Des profits à la clé ?
Pour y parvenir, il faudra peut-être aussi une machine plus puissante que celle utilisée par les chercheurs de Google. Ces derniers ont eu recours à un calculateur doté d’un processeur équipé d’une cinquantaine de qubits, qui sont l’équivalent dans le monde quantique des bits traditionnels de nos ordinateurs actuels. "Ce que ces chercheurs ont utilisé est un petit ordinateur quantique", reconnaît Sébastien Tanzilli, chargé de mission technologies quantiques à l’Institut de physique (INP) du CNRS, contacté par France 24.
Ce n’est pas ce type de calculateur qui pourrait, par exemple, mettre à mal les systèmes de cryptographie actuels, obligeant le monde à repenser toute la sécurité informatique. Pour ce faire, il faudrait un ordinateur quantique doté de dizaines, voire centraines de milliers de qubits. Et "malgré les progrès technologiques réels, on ne sait pas quand un tel ordinateur sera développé, ni même s’il existera un jour", assure Frédéric Magniez.
Si Google et IBM cherchent à le développer, ce n’est pas que pour les beaux yeux de la science. "Dans un premier temps, il ne pourra pas y avoir beaucoup de calculateurs quantiques, car c’est cher et difficile à faire. Donc celui qui en disposera de quelques-uns pourra les mettre dans le 'cloud' et louer leurs services à des clients qui auront besoin de toute cette puissance de calcul", explique Iordanis Kerenidis. Des clients aux poches bien remplies comme les laboratoires pharmaceutiques qui l’utiliseraient pour leurs recherches, des banques pour des questions de sécurité informatique ou encore des grandes villes désireuses de mieux gérer leur trafic routier.
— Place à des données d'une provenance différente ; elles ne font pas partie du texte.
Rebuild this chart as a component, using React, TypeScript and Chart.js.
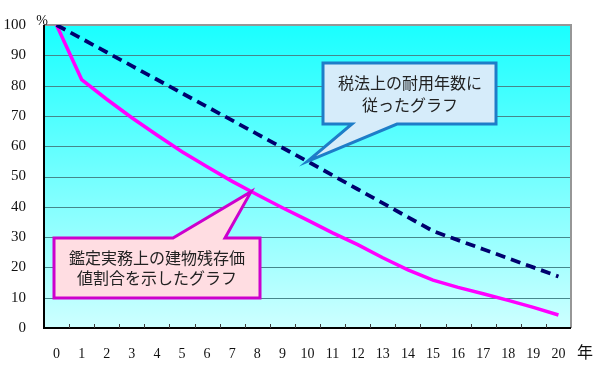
import React, { useEffect, useRef } from "react";
import { Chart, registerables } from "chart.js";

Chart.register(...registerables);

const years = ["0","1","2","3","4","5","6","7","8","9","10","11","12","13","14","15","16","17","18","19","20"];
const appraisalValues = [100, 82, 75.5, 69.4, 63.7, 58.2, 53.2, 48.4, 44, 39.7, 35.6, 31.4, 27.5, 23.2, 19.2, 15.8, 13.4, 11.3, 9.1, 6.8, 4.3];
const taxValues = [100, 95.5, 91, 86.5, 82, 77.5, 73, 68.5, 64, 59.5, 55, 50.4, 45.8, 41.2, 36.6, 32, 29, 26, 23, 20, 17];
const taxLabel = ["税法上の耐用年数に", "従ったグラフ"];
const appraisalLabel = ["鑑定実務上の建物残存価", "値割合を示したグラフ"];

const JP = '"Noto Sans CJK JP", "Noto Sans", sans-serif';
const SERIF = '"Liberation Serif", "DejaVu Serif", serif';

const decor = {
  id: "decor",
  beforeDatasetsDraw(chart: any) {
    const { ctx, chartArea: a } = chart;
    ctx.save();
    const g = ctx.createLinearGradient(0, a.top, 0, a.bottom);
    g.addColorStop(0, "rgb(25,255,255)");
    g.addColorStop(1, "rgb(205,255,255)");
    ctx.fillStyle = g;
    ctx.fillRect(a.left, a.top, a.right - a.left, a.bottom - a.top);
    const ys = chart.scales.y;
    ctx.strokeStyle = "rgb(70,135,140)";
    ctx.lineWidth = 1.2;
    for (let v = 10; v < 100; v += 10) {
      const py = Math.round(ys.getPixelForValue(v)) + 0.5;
      ctx.beginPath();
      ctx.moveTo(a.left, py);
      ctx.lineTo(a.right, py);
      ctx.stroke();
    }
    ctx.strokeStyle = "rgb(150,150,150)";
    ctx.lineWidth = 2;
    ctx.beginPath();
    ctx.moveTo(a.left, a.top);
    ctx.lineTo(a.right, a.top);
    ctx.lineTo(a.right, a.bottom);
    ctx.stroke();
    ctx.strokeStyle = "#000";
    ctx.lineWidth = 2;
    ctx.beginPath();
    ctx.moveTo(a.left, a.top);
    ctx.lineTo(a.left, a.bottom);
    ctx.lineTo(a.right, a.bottom);
    ctx.stroke();
    const w = (a.right - a.left) / years.length;
    ctx.strokeStyle = "rgb(60,60,60)";
    ctx.lineWidth = 1;
    for (let i = 1; i < years.length; i++) {
      const px = Math.round(a.left + w * i) + 0.5;
      ctx.beginPath();
      ctx.moveTo(px, a.bottom);
      ctx.lineTo(px, a.bottom - 4);
      ctx.stroke();
    }
    ctx.restore();
  },
  afterDatasetsDraw(chart: any) {
    const { ctx } = chart;
    const xs = chart.scales.x;
    const ys = chart.scales.y;
    ctx.save();
    const tip1x = xs.getPixelForValue(10);
    const tip1y = ys.getPixelForValue(taxValues[10]);
    drawCallout(ctx, 323, 63, 496, 124, "bottom", 352, 397, tip1x, tip1y,
      "rgb(214,236,250)", "rgb(30,125,200)", taxLabel, 410, 22);
    const tip2x = xs.getPixelForValue(7) + (xs.getPixelForValue(8) - xs.getPixelForValue(7)) * 0.75;
    const tip2y = ys.getPixelForValue(45);
    drawCallout(ctx, 54, 238, 260, 298, "top", 173, 225, tip2x, tip2y,
      "rgb(255,221,226)", "rgb(205,0,205)", appraisalLabel, 157, 20);
    ctx.fillStyle = "#111";
    ctx.font = "14px " + SERIF;
    ctx.textAlign = "center";
    ctx.textBaseline = "middle";
    ctx.fillText("%", 42, 21);
    ctx.font = "16px " + JP;
    ctx.fillText("年", 585, 352);
    ctx.restore();
  },
};

function drawCallout(ctx: any, l: number, t: number, r: number, b: number, side: string,
  bx1: number, bx2: number, tx: number, ty: number, fill: string, stroke: string,
  lines: string[], cx: number, lh: number) {
  ctx.beginPath();
  if (side === "bottom") {
    ctx.moveTo(l, t);
    ctx.lineTo(r, t);
    ctx.lineTo(r, b);
    ctx.lineTo(bx2, b);
    ctx.lineTo(tx, ty);
    ctx.lineTo(bx1, b);
    ctx.lineTo(l, b);
    ctx.closePath();
  } else {
    ctx.moveTo(l, t);
    ctx.lineTo(bx1, t);
    ctx.lineTo(tx, ty);
    ctx.lineTo(bx2, t);
    ctx.lineTo(r, t);
    ctx.lineTo(r, b);
    ctx.lineTo(l, b);
    ctx.closePath();
  }
  ctx.fillStyle = fill;
  ctx.fill();
  ctx.strokeStyle = stroke;
  ctx.lineWidth = 3;
  ctx.lineJoin = "miter";
  ctx.stroke();
  ctx.fillStyle = "#222";
  ctx.font = "16px " + JP;
  ctx.textAlign = "center";
  ctx.textBaseline = "middle";
  const mid = (t + b) / 2;
  lines.forEach((s, i) => {
    ctx.fillText(s, cx, mid + (i - (lines.length - 1) / 2) * lh);
  });
}

export default function App() {
  const ref = useRef<HTMLCanvasElement>(null);
  useEffect(() => {
    if (!ref.current) return;
    const chart = new Chart(ref.current, {
      type: "line",
      data: {
        labels: years,
        datasets: [
          {
            label: "tax",
            data: taxValues,
            borderColor: "rgb(0,0,110)",
            borderWidth: 3.8,
            borderDash: [10, 6],
            pointRadius: 0,
            fill: false,
            tension: 0,
          },
          {
            label: "appraisal",
            data: appraisalValues,
            borderColor: "rgb(255,0,255)",
            borderWidth: 3.5,
            pointRadius: 0,
            fill: false,
            tension: 0,
          },
        ],
      },
      plugins: [decor],
      options: {
        animation: false,
        responsive: false,
        devicePixelRatio: 1,
        layout: { padding: { top: 25, right: 38, left: 0, bottom: 0 } },
        plugins: { legend: { display: false }, tooltip: { enabled: false } },
        scales: {
          x: {
            offset: true,
            grid: { display: false },
            border: { display: false },
            ticks: {
              color: "#111",
              font: { family: SERIF, size: 14 },
              padding: 10,
              maxRotation: 0,
              autoSkip: false,
            },
            afterFit(scale: any) { scale.height = 41; },
          },
          y: {
            min: 0,
            max: 100,
            grid: { display: false },
            border: { display: false },
            ticks: {
              stepSize: 10,
              color: "#111",
              font: { family: SERIF, size: 15 },
              padding: 10,
            },
            afterFit(scale: any) { scale.width = 44; },
          },
        },
      },
    });
    return () => chart.destroy();
  }, []);
  return (
    <div style={{ position: "fixed", left: 0, top: 0, width: 609, height: 369, background: "#fff" }}>
      <canvas ref={ref} width={609} height={369} style={{ width: 609, height: 369, display: "block" }} />
    </div>
  );
}
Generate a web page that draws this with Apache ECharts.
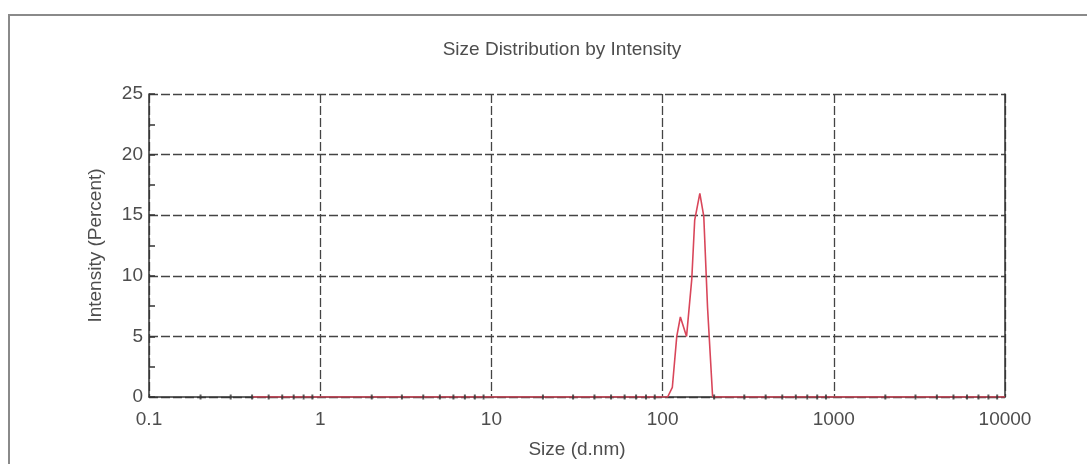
<!DOCTYPE html>
<html>
<head>
<meta charset="utf-8">
<script src="https://cdn.jsdelivr.net/npm/echarts@6/dist/echarts.min.js"></script>
<style>
html,body{margin:0;padding:0;background:#fff;}
#chart{width:1087px;height:464px;}
</style>
</head>
<body>
<div id="chart"></div>
<script>
const titleText = 'Size Distribution by Intensity';
const xAxisName = 'Size (d.nm)';
const yAxisName = 'Intensity (Percent)';

const sizes = [
  0.4, 0.4632, 0.5365, 0.6213, 0.7195, 0.8332, 0.9649, 1.117, 1.294, 1.499,
  1.736, 2.01, 2.328, 2.696, 3.122, 3.615, 4.187, 4.849, 5.615, 6.503,
  7.531, 8.721, 10.1, 11.7, 13.54, 15.69, 18.17, 21.04, 24.36, 28.21,
  32.67, 37.84, 43.82, 50.75, 58.77, 68.06, 78.82, 91.28,
  107, 114, 121, 127, 131, 138, 148, 154, 165, 174, 183, 196,
  220.2, 255, 295.3, 342, 396.1, 458.7, 531.2, 615.1, 712.4, 825,
  955.4, 1106, 1281, 1484, 1718, 1990, 2305, 2669, 3091, 3580,
  4145, 4801, 5560, 6439, 7456, 8635, 10000
];
const intensity = [
  0, 0, 0, 0, 0, 0, 0, 0, 0, 0,
  0, 0, 0, 0, 0, 0, 0, 0, 0, 0,
  0, 0, 0, 0, 0, 0, 0, 0, 0, 0,
  0, 0, 0, 0, 0, 0, 0, 0,
  0, 0.8, 5.0, 6.6, 6.0, 5.0, 9.7, 14.6, 16.8, 14.9, 7.4, 0,
  0, 0, 0, 0, 0, 0, 0, 0, 0, 0,
  0, 0, 0, 0, 0, 0, 0, 0, 0, 0,
  0, 0, 0, 0, 0, 0, 0
];
const xMinorTicks = [
  0.2, 0.3, 0.4, 0.5, 0.6, 0.7, 0.8, 0.9,
  2, 3, 4, 5, 6, 7, 8, 9,
  20, 30, 40, 50, 60, 70, 80, 90,
  200, 300, 400, 500, 600, 700, 800, 900,
  2000, 3000, 4000, 5000, 6000, 7000, 8000, 9000
];

const FONT = 'Liberation Sans, Arial, sans-serif';
const TXT = '#4d4d4d';
const GRID = '#444';

const chart = echarts.init(document.getElementById('chart'), null, {renderer: 'canvas'});
const data = sizes.map((s, i) => [s, intensity[i]]);
const tickData = xMinorTicks.map(v => [v, 0]);

chart.setOption({
  backgroundColor: '#fff',
  animation: false,
  title: {
    text: titleText,
    left: 557,
    textAlign: 'center',
    top: 35,
    textStyle: {fontFamily: FONT, fontSize: 19, fontWeight: 'normal', color: TXT}
  },
  graphic: [{
    type: 'rect',
    shape: {x: 9, y: 15, width: 1100, height: 480},
    style: {fill: 'none', stroke: '#8a8a8a', lineWidth: 2},
    silent: true,
    z: -1
  }],
  grid: {left: 149, right: 82, top: 94, bottom: 67},
  xAxis: {
    type: 'log',
    logBase: 10,
    min: 0.1,
    max: 10000,
    name: xAxisName,
    nameLocation: 'middle',
    nameGap: 43,
    nameTextStyle: {fontFamily: FONT, fontSize: 19, color: TXT},
    axisLine: {show: true, lineStyle: {color: '#333', width: 1.5}},
    axisTick: {show: false},
    axisLabel: {
      fontFamily: FONT, fontSize: 19, color: TXT, margin: 13,
      formatter: v => String(v)
    },
    splitLine: {show: true, lineStyle: {color: GRID, width: 1.3, type: [9, 3]}}
  },
  yAxis: [{
    type: 'value',
    min: 0,
    max: 25,
    interval: 5,
    name: yAxisName,
    nameLocation: 'middle',
    nameGap: 44,
    nameRotate: 90,
    nameTextStyle: {fontFamily: FONT, fontSize: 19, color: TXT},
    axisLine: {show: true, lineStyle: {color: '#333', width: 1.5}},
    axisTick: {show: true, inside: true, length: 6, lineStyle: {color: '#333', width: 1.5}},
    minorTick: {show: true, splitNumber: 2, length: 6, lineStyle: {color: '#333', width: 1.5}},
    axisLabel: {fontFamily: FONT, fontSize: 19, color: TXT, margin: 6},
    splitLine: {show: true, lineStyle: {color: GRID, width: 1.3, type: [9, 3]}}
  }, {
    type: 'value',
    position: 'right',
    min: 0,
    max: 25,
    interval: 5,
    axisLine: {show: true, lineStyle: {color: '#333', width: 1.5}},
    axisTick: {show: false},
    axisLabel: {show: false},
    splitLine: {show: false}
  }],
  series: [{
    type: 'line',
    data: data,
    showSymbol: false,
    symbol: 'none',
    smooth: false,
    lineStyle: {color: '#d9465a', width: 1.6},
    z: 5
  }, {
    type: 'scatter',
    data: tickData,
    symbol: 'rect',
    symbolSize: [2, 5],
    itemStyle: {color: '#333'},
    silent: true,
    z: 6
  }]
});
</script>
</body>
</html>
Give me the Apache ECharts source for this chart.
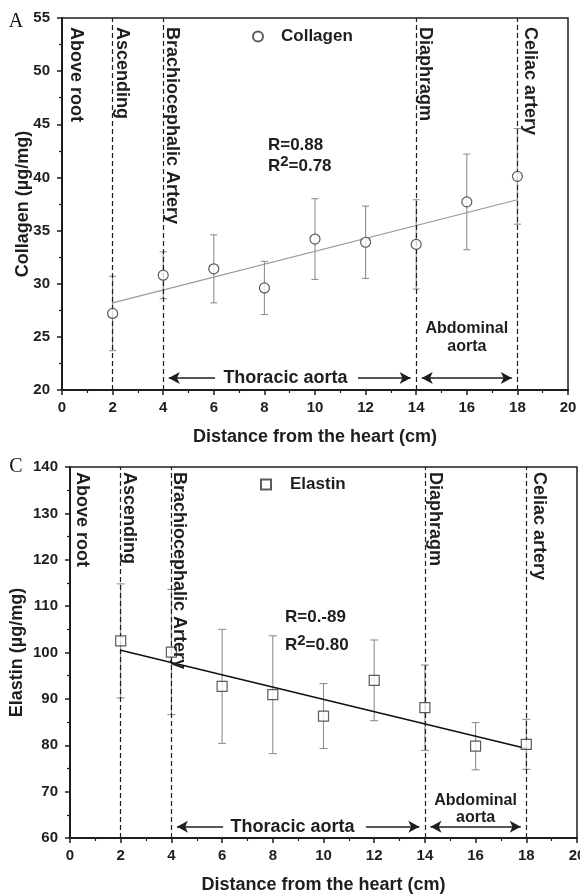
<!DOCTYPE html>
<html>
<head>
<meta charset="utf-8">
<script src="https://cdn.jsdelivr.net/npm/echarts@6/dist/echarts.min.js"></script>
<style>
  html, body { margin: 0; padding: 0; background: #fff; }
  #chart { width: 580px; height: 894px; }
</style>
</head>
<body>
<div id="chart"></div>
<script>
// Sampling positions along the aorta (cm from the heart)
const distance = [2, 4, 6, 8, 10, 12, 14, 16, 18];

// Panel A: collagen content (µg/mg), mean and SD
const collagen    = [27.2, 30.8, 31.4, 29.6, 34.2, 33.9, 33.7, 37.7, 40.1];
const collagenErr = [3.5, 2.2, 3.2, 2.5, 3.8, 3.4, 4.2, 4.5, 4.5];
const collagenFit = [[2, 28.2], [18, 37.9]];

// Panel C: elastin content (µg/mg), mean and SD
const elastin    = [102.5, 100.1, 92.7, 90.9, 86.3, 94.0, 88.1, 79.8, 80.2];
const elastinErr = [12.3, 13.5, 12.3, 12.7, 7.0, 8.7, 9.2, 5.1, 5.4];
const elastinFit = [[2, 100.5], [18, 79.3]];

// Anatomical landmarks (cm)
const landmarks = [2, 4, 14, 18];
const landmarkNames = ['Ascending', 'Brachiocephalic Artery', 'Diaphragm', 'Celiac artery'];

// Axis ranges
const xRange = { min: 0, max: 20, interval: 2 };
const yRangeA = { min: 20, max: 55, interval: 5 };
const yRangeC = { min: 60, max: 140, interval: 10 };

const FONT = "'Liberation Sans', Arial, sans-serif";
const INK = '#1e1e1e';

const chart = echarts.init(document.getElementById('chart'), null, { renderer: 'canvas' });

function xAxisCfg(gridIndex, gap) {
  return {
    type: 'value', gridIndex, min: xRange.min, max: xRange.max, interval: xRange.interval,
    name: 'Distance from the heart (cm)', nameLocation: 'middle', nameGap: gap,
    nameMoveOverlap: false,
    nameTextStyle: { fontFamily: FONT, fontWeight: 'bold', fontSize: 18, color: INK },
    axisLine: { show: true, onZero: false, lineStyle: { color: INK, width: 2 } },
    axisTick: { show: true, inside: false, length: 5, lineStyle: { color: INK, width: 1.5 } },
    minorTick: { show: true, splitNumber: 2, length: 3, lineStyle: { color: INK, width: 1.2 } },
    axisLabel: { margin: 10, fontFamily: FONT, fontWeight: 'bold', fontSize: 15, color: INK },
    splitLine: { show: false }, minorSplitLine: { show: false }
  };
}
function yAxisCfg(gridIndex, range, name, gap) {
  return {
    type: 'value', gridIndex, min: range.min, max: range.max, interval: range.interval,
    name, nameLocation: 'middle', nameGap: gap, nameMoveOverlap: false,
    nameTextStyle: { fontFamily: FONT, fontWeight: 'bold', fontSize: 18, color: INK },
    axisLine: { show: true, onZero: false, lineStyle: { color: INK, width: 2 } },
    axisTick: { show: true, inside: false, length: 5, lineStyle: { color: INK, width: 1.5 } },
    minorTick: { show: true, splitNumber: 2, length: 3, lineStyle: { color: INK, width: 1.2 } },
    axisLabel: { margin: 12, fontFamily: FONT, fontWeight: 'bold', fontSize: 15, color: INK },
    splitLine: { show: false }, minorSplitLine: { show: false }
  };
}

function errorSeries(idx, values, errors, capHalf) {
  return {
    type: 'custom', xAxisIndex: idx, yAxisIndex: idx, silent: true, z: 2,
    data: distance.map((d, i) => [d, values[i] - errors[i], values[i] + errors[i]]),
    encode: { x: 0, y: [1, 2] },
    renderItem(params, api) {
      const lo = api.coord([api.value(0), api.value(1)]);
      const hi = api.coord([api.value(0), api.value(2)]);
      const st = { stroke: '#8f8f8f', lineWidth: 1.1 };
      return {
        type: 'group', children: [
          { type: 'line', shape: { x1: lo[0], y1: lo[1], x2: hi[0], y2: hi[1] }, style: st },
          { type: 'line', shape: { x1: hi[0] - capHalf, y1: hi[1], x2: hi[0] + capHalf, y2: hi[1] }, style: st },
          { type: 'line', shape: { x1: lo[0] - capHalf, y1: lo[1], x2: lo[0] + capHalf, y2: lo[1] }, style: st }
        ]
      };
    }
  };
}

// Dashed landmark lines plus the region arrows at the foot of each panel
function guideLines(arrowY, thoracicLeftEnd, thoracicRightStart) {
  const dashed = { type: [5, 3], color: INK, width: 1.2 };
  const solid = { type: 'solid', color: INK, width: 1.5 };
  const arrow = (from, to, both) => [
    { coord: [from, arrowY], symbol: both ? 'arrow' : 'none', lineStyle: solid },
    { coord: [to, arrowY], symbol: 'arrow' }
  ];
  return {
    silent: true, animation: false, symbol: 'none', symbolSize: [9, 11],
    label: { show: false },
    emphasis: { disabled: true },
    data: landmarks.map(v => ({ xAxis: v, lineStyle: dashed }))
      .concat([
        arrow(thoracicLeftEnd, 4 + 0.22),
        arrow(thoracicRightStart, 14 - 0.22),
        arrow(14 + 0.22, 18 - 0.22, true)
      ])
  };
}

const gridBase = {
  show: true, borderColor: INK, borderWidth: 1.5, backgroundColor: 'transparent',
  containLabel: false, outerBoundsMode: 'none'
};

chart.setOption({
  animation: false,
  backgroundColor: '#fff',
  grid: [
    Object.assign({ left: 62, top: 18, width: 506, height: 372 }, gridBase),
    Object.assign({ left: 70, top: 467, width: 507, height: 371 }, gridBase)
  ],
  xAxis: [xAxisCfg(0, 38), xAxisCfg(1, 38)],
  yAxis: [
    yAxisCfg(0, yRangeA, 'Collagen (µg/mg)', 30),
    yAxisCfg(1, yRangeC, 'Elastin (µg/mg)', 44)
  ],
  legend: [
    {
      data: ['Collagen'], left: 252, top: 28, padding: 0, itemWidth: 10, itemHeight: 10, selectedMode: false,
      textStyle: { fontFamily: FONT, fontWeight: 'bold', fontSize: 17, color: INK, padding: [0, 0, 0, 13] }
    },
    {
      data: ['Elastin'], left: 260, top: 476, padding: 0, itemWidth: 10, itemHeight: 10, selectedMode: false,
      textStyle: { fontFamily: FONT, fontWeight: 'bold', fontSize: 17, color: INK, padding: [0, 0, 0, 14] }
    }
  ],
  series: [
    {
      name: 'collagen fit', type: 'line', xAxisIndex: 0, yAxisIndex: 0, data: collagenFit,
      showSymbol: false, silent: true, z: 3,
      lineStyle: { color: '#9a9a9a', width: 1.2 },
      markLine: guideLines(21.13, 6.05, 11.7)
    },
    errorSeries(0, collagen, collagenErr, 3.5),
    {
      name: 'Collagen', type: 'scatter', xAxisIndex: 0, yAxisIndex: 0,
      data: distance.map((d, i) => [d, collagen[i]]),
      symbol: 'circle', symbolSize: 10, z: 5,
      itemStyle: { color: '#fff', borderColor: '#333', borderWidth: 1.2 }
    },
    {
      name: 'elastin fit', type: 'line', xAxisIndex: 1, yAxisIndex: 1, data: elastinFit,
      showSymbol: false, silent: true, z: 3,
      lineStyle: { color: '#111', width: 1.6 },
      markLine: guideLines(62.4, 6.04, 11.68)
    },
    errorSeries(1, elastin, elastinErr, 4),
    {
      name: 'Elastin', type: 'scatter', xAxisIndex: 1, yAxisIndex: 1,
      data: distance.map((d, i) => [d, elastin[i]]),
      symbol: 'rect', symbolSize: 10, z: 5,
      itemStyle: { color: '#fff', borderColor: '#333', borderWidth: 1.2 }
    }
  ]
});

// Text annotations placed through each panel's own axes
function px(gridIndex, x, y) {
  return chart.convertToPixel({ gridIndex }, [x, y]);
}
function textEl(p, text, opts) {
  return {
    type: 'text', x: p[0], y: p[1], rotation: opts.rotation || 0, z: 10, silent: true,
    style: Object.assign({
      text, fill: INK, fontFamily: FONT, fontWeight: 'bold', fontSize: opts.fontSize || 17,
      align: opts.align || 'center', verticalAlign: opts.verticalAlign || 'middle'
    }, opts.style || {})
  };
}
function panelTexts(gi, yMax, cfg) {
  const els = [];
  const vertical = [{ x: 0, name: 'Above root', dx: cfg.rootDx }].concat(
    landmarks.map((v, i) => ({ x: v, name: landmarkNames[i], dx: cfg.dx[i] }))
  );
  vertical.forEach(l => {
    const p = px(gi, l.x, yMax);
    els.push(textEl([p[0] + l.dx, p[1] + cfg.topPad], l.name,
      { rotation: -Math.PI / 2, align: 'left', verticalAlign: 'middle', fontSize: 18 }));
  });
  els.push(textEl(px(gi, cfg.rX, cfg.rY1), cfg.r1, { align: 'left' }));
  els.push(textEl(px(gi, cfg.rX, cfg.rY2), 'R{s|2}=' + cfg.r2, {
    align: 'left',
    style: { rich: { s: { fontFamily: FONT, fontWeight: 'bold', fontSize: 15, fill: INK, padding: [0, 0, 9, 0] } } }
  }));
  els.push(textEl(px(gi, cfg.thoracicX, cfg.arrowY), 'Thoracic aorta', { fontSize: 18 }));
  els.push(textEl(px(gi, 16, cfg.abdY1), 'Abdominal', { fontSize: 16 }));
  els.push(textEl(px(gi, 16, cfg.abdY2), 'aorta', { fontSize: 16 }));
  return els;
}

const graphics = []
  .concat(panelTexts(0, yRangeA.max, {
    rootDx: 14, dx: [9, 9, 9, 13], topPad: 9,
    rX: 8.14, rY1: 43.05, rY2: 41.0, r1: 'R=0.88', r2: '0.78',
    thoracicX: 8.83, arrowY: 21.13, abdY1: 25.74, abdY2: 24.05
  }))
  .concat(panelTexts(1, yRangeC.max, {
    rootDx: 12, dx: [8, 8, 10, 12.5], topPad: 5,
    rX: 8.48, rY1: 107.6, rY2: 101.6, r1: 'R=0.-89', r2: '0.80',
    thoracicX: 8.78, arrowY: 62.4, abdY1: 68.0, abdY2: 64.5
  }))
  .concat([
    { type: 'text', x: 16, y: 22, z: 10, style: { text: 'A', fill: '#111', fontFamily: "'Liberation Serif', 'Times New Roman', serif", fontSize: 20, align: 'center', verticalAlign: 'middle' } },
    { type: 'text', x: 16, y: 467, z: 10, style: { text: 'C', fill: '#111', fontFamily: "'Liberation Serif', 'Times New Roman', serif", fontSize: 20, align: 'center', verticalAlign: 'middle' } }
  ]);

chart.setOption({ graphic: graphics });
</script>
</body>
</html>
Même si Google est probablement motivé par l’appât du gain, leur démonstration de la suprématie quantique est bénéfique pour toute la communauté, estiment les chercheurs interrogés. "Si on ne parvenait pas à franchir cette étape, cela aurait rendu plus difficile la recherche de financement auprès des industriels. Cela devrait également motiver les chercheurs à poursuivre dans cette voie", estime Iordanis Kerenidis. Pour Frédéric Magniez, c’est toute la filière qui gagne en "crédibilité".